While there is need to spell out what the CSS means in a greater detail in the Right to Education Bill 2005 and work further non-negotiables essential for ensuring any meaningful free and compulsory education, the Bill has found a natural hurdle. The arm that makes is also the arm that twists, particularly when it comes to making the financial requirements. The Prime Minster appointed a committee, which included the Planning Commission and the MHRD, which declared on 4 January 2006 that the financial assumptions of the Bill were on the high side and felt it was “irrational” to bring the non-formal system into the formal system of education as the former had been “successful”. Educationists and social activists hotly contest the success of the non-formal streams and it is yet to be proved that non-formal set ups are superior to formal ones. And it is still be explained on why if the non-formal schools are so successful, then why is it that so many formal private schools are being allowed to set up. But whatever be the matter, we have a tale where the same government, which had re-initiated the discussion on the Common School System simultaneously worked out means for finishing the same.

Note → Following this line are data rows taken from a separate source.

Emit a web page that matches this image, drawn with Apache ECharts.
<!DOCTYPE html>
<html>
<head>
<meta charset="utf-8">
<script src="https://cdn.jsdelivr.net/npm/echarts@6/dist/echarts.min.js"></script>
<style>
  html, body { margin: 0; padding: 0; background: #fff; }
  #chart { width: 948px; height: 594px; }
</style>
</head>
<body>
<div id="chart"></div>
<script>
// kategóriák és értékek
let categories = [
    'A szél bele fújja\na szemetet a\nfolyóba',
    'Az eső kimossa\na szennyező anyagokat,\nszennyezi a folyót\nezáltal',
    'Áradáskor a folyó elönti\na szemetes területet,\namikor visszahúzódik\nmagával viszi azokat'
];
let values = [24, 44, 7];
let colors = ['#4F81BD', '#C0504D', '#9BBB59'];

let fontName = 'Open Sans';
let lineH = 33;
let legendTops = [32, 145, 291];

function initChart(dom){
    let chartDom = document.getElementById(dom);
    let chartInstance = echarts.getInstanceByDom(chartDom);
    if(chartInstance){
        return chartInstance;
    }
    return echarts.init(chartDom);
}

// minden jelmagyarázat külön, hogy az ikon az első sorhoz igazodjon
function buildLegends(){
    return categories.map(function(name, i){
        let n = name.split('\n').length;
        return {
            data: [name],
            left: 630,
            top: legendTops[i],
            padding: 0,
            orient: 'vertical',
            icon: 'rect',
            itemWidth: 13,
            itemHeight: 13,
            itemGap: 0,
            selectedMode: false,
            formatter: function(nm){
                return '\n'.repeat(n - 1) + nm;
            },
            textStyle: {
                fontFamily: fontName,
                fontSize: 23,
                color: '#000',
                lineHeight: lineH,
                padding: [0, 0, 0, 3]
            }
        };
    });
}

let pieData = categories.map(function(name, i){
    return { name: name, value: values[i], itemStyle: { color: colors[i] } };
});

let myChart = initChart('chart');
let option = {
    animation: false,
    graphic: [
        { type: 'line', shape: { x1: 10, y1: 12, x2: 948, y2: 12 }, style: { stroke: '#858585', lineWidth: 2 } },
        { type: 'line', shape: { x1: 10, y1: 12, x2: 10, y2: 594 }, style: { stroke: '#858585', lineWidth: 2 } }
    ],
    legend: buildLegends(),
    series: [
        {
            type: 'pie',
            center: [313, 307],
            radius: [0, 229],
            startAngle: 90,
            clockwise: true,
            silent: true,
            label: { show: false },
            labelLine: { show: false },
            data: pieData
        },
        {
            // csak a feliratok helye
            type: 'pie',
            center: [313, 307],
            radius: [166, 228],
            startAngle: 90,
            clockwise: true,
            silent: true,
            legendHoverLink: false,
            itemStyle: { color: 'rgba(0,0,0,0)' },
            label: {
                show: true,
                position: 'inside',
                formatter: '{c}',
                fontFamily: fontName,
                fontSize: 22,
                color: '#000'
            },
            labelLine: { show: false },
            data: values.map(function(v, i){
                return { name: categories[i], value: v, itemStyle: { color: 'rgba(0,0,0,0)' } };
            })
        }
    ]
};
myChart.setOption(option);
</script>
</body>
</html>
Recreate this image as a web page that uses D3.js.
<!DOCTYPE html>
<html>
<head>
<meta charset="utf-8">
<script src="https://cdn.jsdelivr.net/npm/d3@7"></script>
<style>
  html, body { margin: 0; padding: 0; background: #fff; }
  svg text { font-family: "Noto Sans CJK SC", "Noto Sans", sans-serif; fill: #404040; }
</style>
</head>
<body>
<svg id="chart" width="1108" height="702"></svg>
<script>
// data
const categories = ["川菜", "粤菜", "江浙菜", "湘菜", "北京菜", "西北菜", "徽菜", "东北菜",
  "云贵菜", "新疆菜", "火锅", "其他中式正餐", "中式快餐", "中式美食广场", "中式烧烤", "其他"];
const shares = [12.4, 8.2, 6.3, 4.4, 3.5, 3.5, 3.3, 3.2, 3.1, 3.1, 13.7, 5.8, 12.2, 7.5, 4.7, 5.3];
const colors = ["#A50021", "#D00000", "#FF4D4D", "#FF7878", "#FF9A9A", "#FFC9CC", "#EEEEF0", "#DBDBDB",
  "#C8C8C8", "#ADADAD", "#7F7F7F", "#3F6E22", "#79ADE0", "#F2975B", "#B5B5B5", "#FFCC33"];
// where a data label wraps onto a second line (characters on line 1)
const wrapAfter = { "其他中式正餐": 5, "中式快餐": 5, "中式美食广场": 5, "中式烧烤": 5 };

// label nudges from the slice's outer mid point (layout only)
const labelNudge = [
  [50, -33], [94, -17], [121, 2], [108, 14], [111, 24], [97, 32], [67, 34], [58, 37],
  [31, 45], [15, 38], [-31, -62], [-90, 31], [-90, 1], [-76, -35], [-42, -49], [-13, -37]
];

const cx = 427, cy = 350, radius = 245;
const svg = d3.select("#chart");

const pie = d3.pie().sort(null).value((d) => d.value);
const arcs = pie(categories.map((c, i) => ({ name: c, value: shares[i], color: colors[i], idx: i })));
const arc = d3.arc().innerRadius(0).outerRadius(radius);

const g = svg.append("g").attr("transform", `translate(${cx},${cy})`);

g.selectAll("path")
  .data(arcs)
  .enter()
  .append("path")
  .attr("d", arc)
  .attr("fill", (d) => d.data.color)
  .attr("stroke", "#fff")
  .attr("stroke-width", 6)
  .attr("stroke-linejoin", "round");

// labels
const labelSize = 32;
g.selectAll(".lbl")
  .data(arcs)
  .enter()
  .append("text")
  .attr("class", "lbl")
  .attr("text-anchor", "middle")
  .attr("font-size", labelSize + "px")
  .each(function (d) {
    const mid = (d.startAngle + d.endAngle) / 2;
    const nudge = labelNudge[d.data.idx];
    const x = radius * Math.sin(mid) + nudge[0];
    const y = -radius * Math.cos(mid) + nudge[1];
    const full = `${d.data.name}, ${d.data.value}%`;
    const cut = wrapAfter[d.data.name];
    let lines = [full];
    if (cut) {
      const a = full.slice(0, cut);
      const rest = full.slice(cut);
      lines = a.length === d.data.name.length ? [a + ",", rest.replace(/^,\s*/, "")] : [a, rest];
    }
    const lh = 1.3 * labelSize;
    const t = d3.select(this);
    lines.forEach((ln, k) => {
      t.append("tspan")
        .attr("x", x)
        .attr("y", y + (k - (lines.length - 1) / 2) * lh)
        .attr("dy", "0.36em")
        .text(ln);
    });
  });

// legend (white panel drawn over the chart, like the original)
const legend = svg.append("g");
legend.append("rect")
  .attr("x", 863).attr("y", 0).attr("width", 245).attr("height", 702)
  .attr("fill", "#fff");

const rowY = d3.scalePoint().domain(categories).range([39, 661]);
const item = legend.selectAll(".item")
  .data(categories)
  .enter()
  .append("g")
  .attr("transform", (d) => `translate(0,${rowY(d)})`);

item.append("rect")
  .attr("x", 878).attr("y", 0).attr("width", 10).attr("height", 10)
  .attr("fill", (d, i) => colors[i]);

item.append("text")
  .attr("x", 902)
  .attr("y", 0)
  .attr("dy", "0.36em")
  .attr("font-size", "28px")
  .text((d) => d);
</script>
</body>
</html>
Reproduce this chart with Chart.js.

The 86th Constitutional Amendment, which was depicted by the NDA government as the celebrated entry of education into fundamental rights, also cleverly made it the fundamental duty of parents to educate their children (without clarifying what the State’s responsibility would be in the kind of education provided). That legacy continues in the absence of any concrete financial promises and particularly with the dismissal of demands for regularising the non-formal into the formal stream. Yet the fact of the matter is, these issues are far from a closed subject for people who are going beyond all their possible means to educate their children and also for those who see the democratising potential of equitable education in an inequitable society, such as ours.